## WRITTEN REQUEST
Any pictures should be left out; please print exactly the lines between the line with "Write the Chart.js code for this chart." and the line with "2.571, 2.786, 3.0];", inclusive.

## PROVIDED INFORMATION
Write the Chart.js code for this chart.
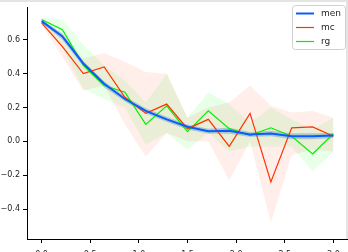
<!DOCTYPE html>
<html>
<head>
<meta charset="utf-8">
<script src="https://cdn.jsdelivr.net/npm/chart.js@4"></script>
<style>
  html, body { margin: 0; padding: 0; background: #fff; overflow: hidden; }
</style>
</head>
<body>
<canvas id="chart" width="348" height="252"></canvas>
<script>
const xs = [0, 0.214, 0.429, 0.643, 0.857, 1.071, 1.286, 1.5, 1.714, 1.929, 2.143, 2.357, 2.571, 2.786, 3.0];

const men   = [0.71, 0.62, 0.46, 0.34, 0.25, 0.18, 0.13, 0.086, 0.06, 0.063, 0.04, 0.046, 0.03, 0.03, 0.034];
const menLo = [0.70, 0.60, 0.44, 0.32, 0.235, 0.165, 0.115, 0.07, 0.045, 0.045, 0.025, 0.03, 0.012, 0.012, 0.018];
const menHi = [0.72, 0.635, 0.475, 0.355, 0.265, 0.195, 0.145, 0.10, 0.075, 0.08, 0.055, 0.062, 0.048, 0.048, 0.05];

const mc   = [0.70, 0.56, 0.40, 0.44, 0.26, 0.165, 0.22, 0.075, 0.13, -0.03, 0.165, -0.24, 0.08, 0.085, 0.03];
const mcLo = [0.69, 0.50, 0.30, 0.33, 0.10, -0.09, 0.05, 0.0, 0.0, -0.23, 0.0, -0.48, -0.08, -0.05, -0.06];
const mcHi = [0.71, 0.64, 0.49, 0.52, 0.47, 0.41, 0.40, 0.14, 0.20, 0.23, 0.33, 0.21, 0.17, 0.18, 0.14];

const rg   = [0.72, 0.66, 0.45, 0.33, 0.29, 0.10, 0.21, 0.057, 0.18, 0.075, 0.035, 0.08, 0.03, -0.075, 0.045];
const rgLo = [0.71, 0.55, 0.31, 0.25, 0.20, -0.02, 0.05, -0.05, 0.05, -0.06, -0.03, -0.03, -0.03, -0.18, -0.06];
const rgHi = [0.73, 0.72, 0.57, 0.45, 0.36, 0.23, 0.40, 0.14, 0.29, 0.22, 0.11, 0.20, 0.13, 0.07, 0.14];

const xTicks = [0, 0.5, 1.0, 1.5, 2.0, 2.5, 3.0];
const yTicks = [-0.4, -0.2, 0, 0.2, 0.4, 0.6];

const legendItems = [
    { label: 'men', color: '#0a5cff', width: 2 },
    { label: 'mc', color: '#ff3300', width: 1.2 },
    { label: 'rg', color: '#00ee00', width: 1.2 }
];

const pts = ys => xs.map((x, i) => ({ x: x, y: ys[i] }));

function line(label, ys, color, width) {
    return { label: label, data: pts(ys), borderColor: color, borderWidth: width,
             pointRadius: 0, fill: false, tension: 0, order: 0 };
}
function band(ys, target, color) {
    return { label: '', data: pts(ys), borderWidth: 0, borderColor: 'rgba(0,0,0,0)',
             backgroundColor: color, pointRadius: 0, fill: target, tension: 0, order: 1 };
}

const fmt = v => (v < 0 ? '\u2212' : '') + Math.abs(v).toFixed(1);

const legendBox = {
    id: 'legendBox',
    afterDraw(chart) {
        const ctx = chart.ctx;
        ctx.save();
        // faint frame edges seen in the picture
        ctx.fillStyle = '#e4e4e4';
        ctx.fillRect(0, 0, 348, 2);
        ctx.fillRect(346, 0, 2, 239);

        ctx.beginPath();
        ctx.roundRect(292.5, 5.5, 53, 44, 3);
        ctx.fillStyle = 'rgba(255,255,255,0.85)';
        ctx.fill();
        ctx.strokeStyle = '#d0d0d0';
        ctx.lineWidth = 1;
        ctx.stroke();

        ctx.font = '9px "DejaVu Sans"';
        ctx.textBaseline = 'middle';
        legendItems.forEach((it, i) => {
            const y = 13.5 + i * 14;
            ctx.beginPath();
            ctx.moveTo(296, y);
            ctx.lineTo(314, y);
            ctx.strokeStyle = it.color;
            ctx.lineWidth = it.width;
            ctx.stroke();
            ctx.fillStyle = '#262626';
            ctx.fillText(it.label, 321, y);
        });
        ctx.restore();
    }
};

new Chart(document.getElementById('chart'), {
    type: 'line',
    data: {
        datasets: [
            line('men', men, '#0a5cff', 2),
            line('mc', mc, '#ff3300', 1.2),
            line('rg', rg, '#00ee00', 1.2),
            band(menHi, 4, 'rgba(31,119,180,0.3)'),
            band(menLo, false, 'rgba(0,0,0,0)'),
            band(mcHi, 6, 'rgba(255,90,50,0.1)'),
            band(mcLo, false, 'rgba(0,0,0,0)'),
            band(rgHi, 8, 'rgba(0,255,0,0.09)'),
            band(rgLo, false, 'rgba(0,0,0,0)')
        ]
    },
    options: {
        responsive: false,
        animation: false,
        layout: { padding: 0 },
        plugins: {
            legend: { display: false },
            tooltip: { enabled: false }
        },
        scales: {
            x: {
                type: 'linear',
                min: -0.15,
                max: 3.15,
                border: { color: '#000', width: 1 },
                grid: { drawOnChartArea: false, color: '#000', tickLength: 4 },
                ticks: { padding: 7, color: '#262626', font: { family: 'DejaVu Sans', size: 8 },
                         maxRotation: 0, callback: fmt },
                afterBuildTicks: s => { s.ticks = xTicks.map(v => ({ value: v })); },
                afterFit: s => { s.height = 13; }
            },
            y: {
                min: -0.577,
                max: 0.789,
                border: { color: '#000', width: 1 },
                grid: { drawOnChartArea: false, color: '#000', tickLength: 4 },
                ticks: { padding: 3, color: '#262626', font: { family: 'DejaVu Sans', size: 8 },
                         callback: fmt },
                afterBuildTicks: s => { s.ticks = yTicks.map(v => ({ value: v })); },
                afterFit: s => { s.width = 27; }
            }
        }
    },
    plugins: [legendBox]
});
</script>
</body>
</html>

--

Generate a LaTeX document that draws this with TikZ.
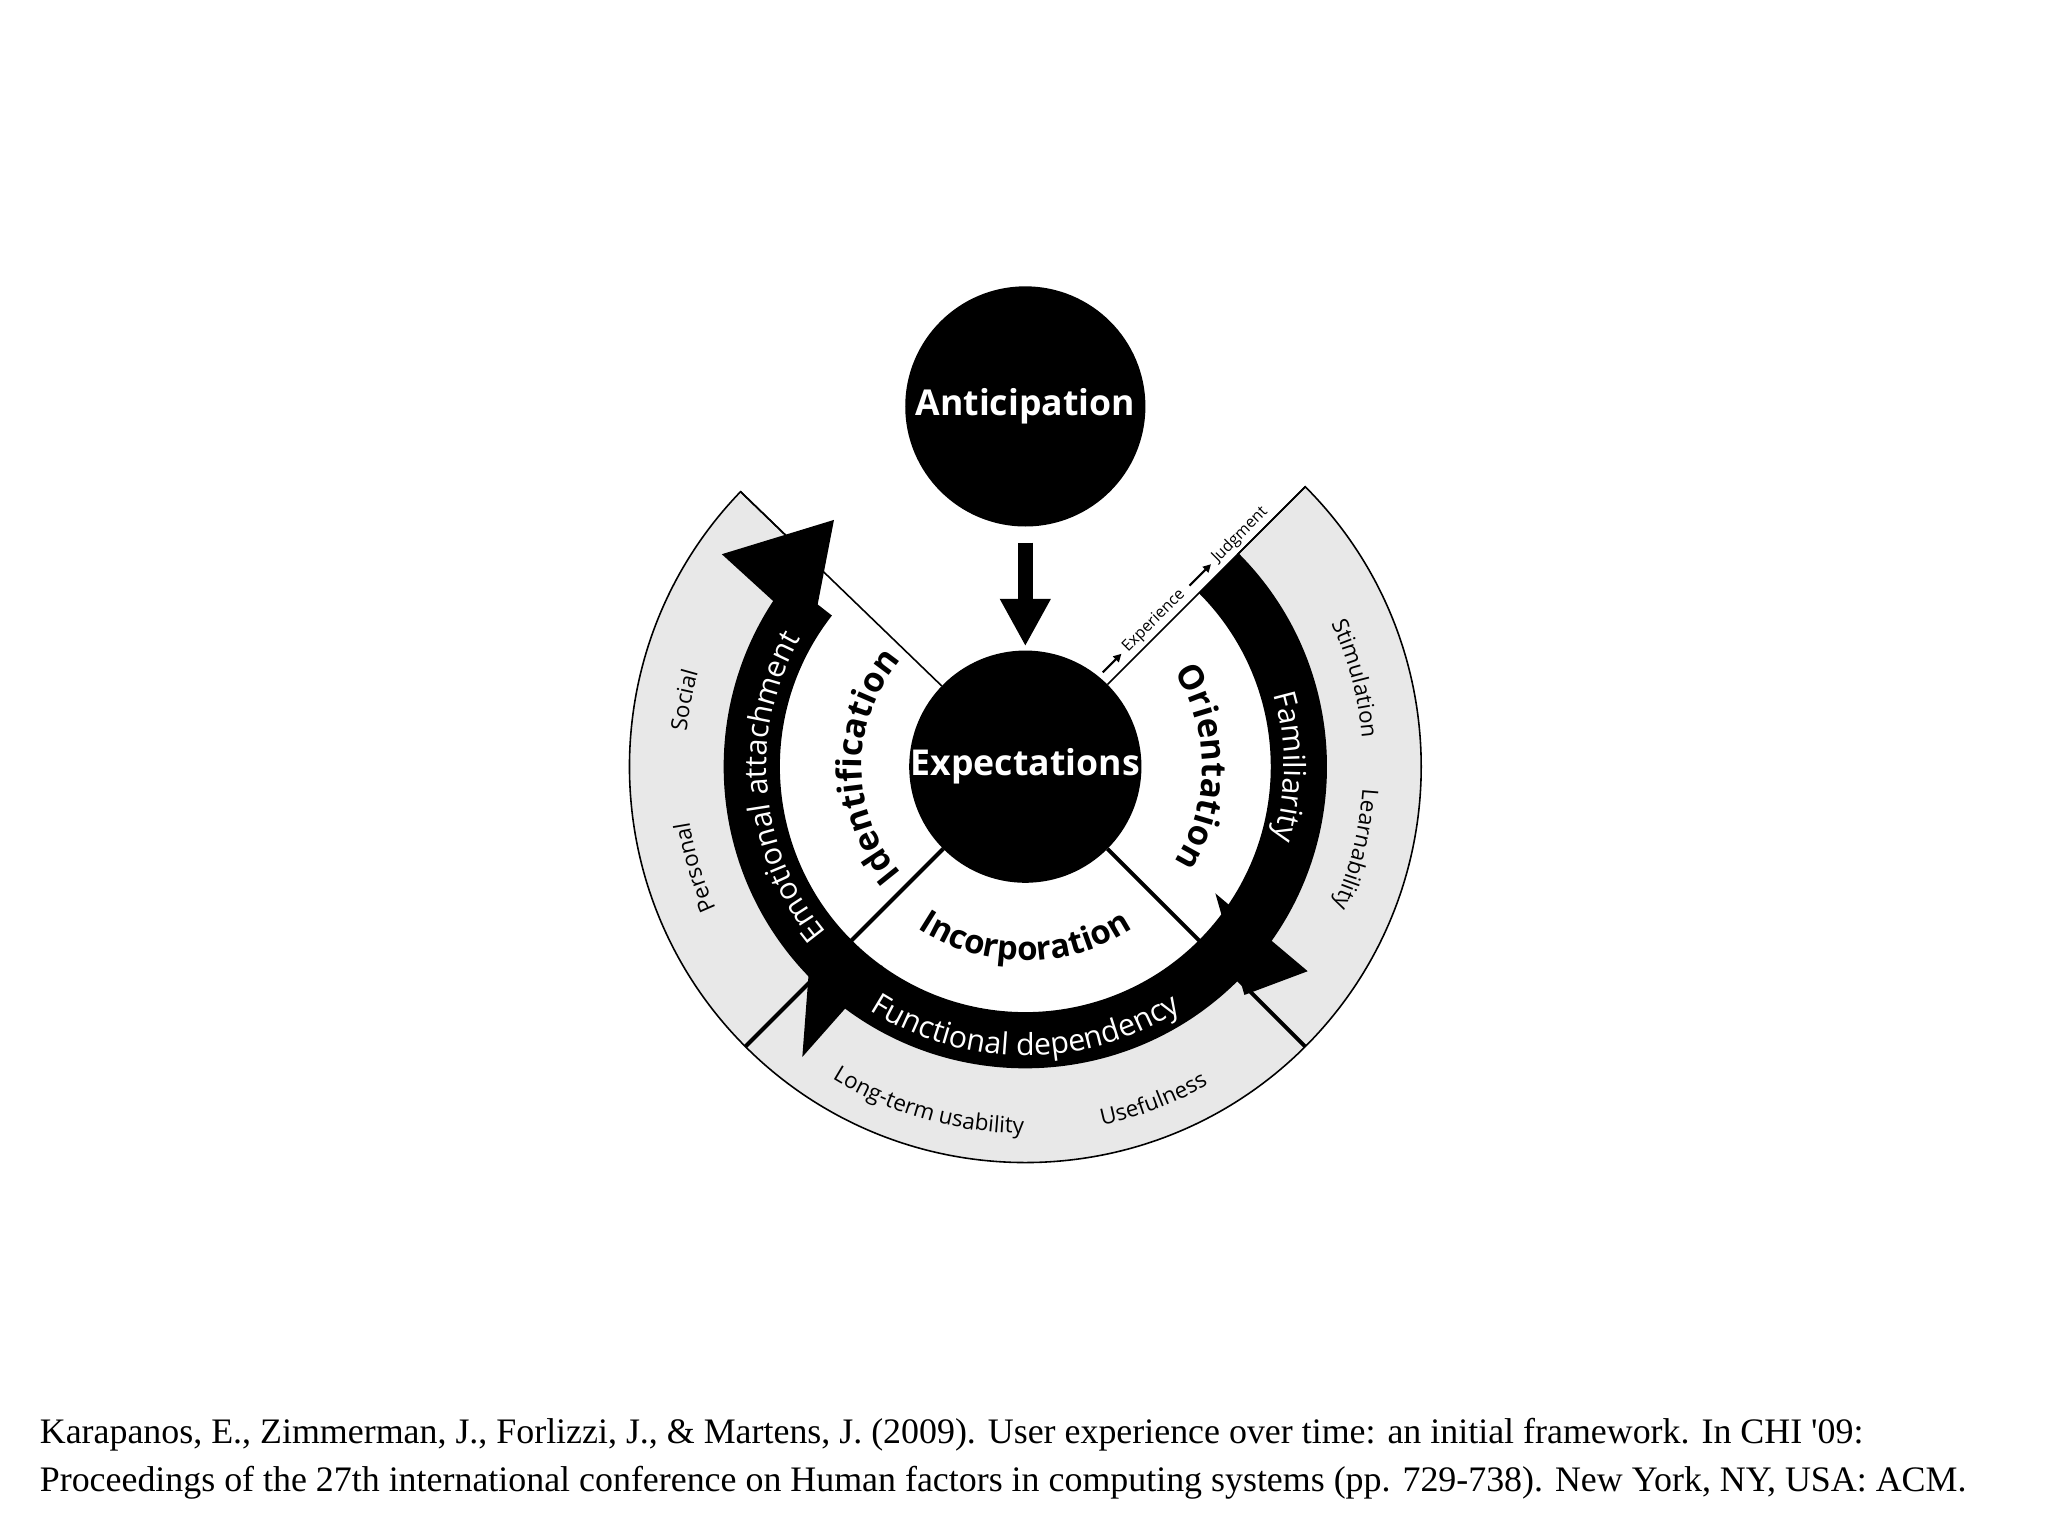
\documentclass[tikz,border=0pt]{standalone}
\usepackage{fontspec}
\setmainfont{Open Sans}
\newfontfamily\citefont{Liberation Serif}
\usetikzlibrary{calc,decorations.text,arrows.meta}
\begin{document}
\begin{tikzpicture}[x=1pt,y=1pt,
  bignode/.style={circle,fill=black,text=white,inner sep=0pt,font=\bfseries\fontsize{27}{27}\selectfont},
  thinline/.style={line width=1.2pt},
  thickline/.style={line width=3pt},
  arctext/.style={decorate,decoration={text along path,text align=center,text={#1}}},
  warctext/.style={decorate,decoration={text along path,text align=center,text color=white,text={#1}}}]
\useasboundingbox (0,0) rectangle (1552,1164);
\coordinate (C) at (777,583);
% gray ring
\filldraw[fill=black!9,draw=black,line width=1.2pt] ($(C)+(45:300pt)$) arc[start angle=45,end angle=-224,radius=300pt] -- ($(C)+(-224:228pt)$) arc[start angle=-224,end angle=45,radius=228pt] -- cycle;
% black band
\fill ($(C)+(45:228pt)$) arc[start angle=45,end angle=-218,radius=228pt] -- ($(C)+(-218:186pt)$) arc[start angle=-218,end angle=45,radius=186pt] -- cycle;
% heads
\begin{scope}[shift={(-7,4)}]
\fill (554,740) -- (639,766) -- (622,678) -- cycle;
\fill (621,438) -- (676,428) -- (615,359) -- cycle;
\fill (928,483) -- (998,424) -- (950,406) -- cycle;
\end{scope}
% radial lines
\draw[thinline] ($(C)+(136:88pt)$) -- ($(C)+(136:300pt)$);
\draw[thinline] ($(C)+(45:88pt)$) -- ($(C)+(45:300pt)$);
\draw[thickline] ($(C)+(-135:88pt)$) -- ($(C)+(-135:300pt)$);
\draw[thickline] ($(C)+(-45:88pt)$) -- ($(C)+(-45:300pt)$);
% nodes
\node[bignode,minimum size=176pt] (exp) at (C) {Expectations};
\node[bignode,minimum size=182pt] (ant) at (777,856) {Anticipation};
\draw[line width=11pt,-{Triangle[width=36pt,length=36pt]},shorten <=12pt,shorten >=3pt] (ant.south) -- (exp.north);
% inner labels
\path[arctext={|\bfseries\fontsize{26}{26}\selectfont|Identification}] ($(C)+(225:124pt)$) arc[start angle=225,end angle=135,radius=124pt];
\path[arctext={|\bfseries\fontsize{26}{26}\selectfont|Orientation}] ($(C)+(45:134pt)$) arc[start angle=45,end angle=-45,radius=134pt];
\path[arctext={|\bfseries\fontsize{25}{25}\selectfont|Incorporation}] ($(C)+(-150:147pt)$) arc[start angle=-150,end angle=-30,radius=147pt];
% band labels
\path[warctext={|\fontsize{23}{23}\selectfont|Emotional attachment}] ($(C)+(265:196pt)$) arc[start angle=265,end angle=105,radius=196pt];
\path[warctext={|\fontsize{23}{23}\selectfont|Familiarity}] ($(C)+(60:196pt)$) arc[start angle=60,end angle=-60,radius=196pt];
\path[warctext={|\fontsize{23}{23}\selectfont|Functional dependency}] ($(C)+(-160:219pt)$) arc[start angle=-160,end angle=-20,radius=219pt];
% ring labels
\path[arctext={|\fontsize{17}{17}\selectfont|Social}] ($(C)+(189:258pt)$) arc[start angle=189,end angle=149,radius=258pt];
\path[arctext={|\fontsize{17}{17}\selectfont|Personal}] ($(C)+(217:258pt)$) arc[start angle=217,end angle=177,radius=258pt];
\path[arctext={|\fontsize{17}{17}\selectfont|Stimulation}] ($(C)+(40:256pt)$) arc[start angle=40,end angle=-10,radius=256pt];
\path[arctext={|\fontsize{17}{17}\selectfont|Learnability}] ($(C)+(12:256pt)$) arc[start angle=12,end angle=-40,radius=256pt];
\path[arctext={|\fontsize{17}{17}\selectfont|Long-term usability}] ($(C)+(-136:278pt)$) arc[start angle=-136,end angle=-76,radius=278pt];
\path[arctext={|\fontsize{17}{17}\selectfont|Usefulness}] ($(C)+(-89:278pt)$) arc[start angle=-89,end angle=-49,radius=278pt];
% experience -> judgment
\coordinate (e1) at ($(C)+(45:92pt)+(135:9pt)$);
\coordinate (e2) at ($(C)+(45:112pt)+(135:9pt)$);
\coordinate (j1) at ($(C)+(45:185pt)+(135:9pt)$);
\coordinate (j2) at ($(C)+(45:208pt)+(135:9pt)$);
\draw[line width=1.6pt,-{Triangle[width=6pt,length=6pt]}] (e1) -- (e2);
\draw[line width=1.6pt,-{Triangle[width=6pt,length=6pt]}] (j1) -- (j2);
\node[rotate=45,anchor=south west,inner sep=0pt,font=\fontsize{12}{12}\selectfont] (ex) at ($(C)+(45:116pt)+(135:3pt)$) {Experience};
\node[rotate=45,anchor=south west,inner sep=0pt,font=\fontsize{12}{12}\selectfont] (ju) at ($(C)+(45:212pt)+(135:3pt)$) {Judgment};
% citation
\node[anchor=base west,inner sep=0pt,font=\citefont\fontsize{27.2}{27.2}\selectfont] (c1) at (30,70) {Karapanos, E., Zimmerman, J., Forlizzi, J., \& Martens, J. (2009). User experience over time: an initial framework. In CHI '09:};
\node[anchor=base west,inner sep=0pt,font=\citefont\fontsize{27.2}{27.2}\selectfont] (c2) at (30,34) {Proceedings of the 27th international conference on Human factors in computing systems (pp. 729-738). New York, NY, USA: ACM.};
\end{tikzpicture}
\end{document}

## SOLUTION FOR THIS TASK
Write the Chart.js code for this chart.
<!DOCTYPE html>
<html>
<head>
<meta charset="utf-8">
<script src="https://cdn.jsdelivr.net/npm/chart.js@4"></script>
<style>
  html, body { margin: 0; padding: 0; background: #fff; overflow: hidden; }
</style>
</head>
<body>
<canvas id="chart" width="348" height="252"></canvas>
<script>
const xs = [0, 0.214, 0.429, 0.643, 0.857, 1.071, 1.286, 1.5, 1.714, 1.929, 2.143, 2.357, 2.571, 2.786, 3.0];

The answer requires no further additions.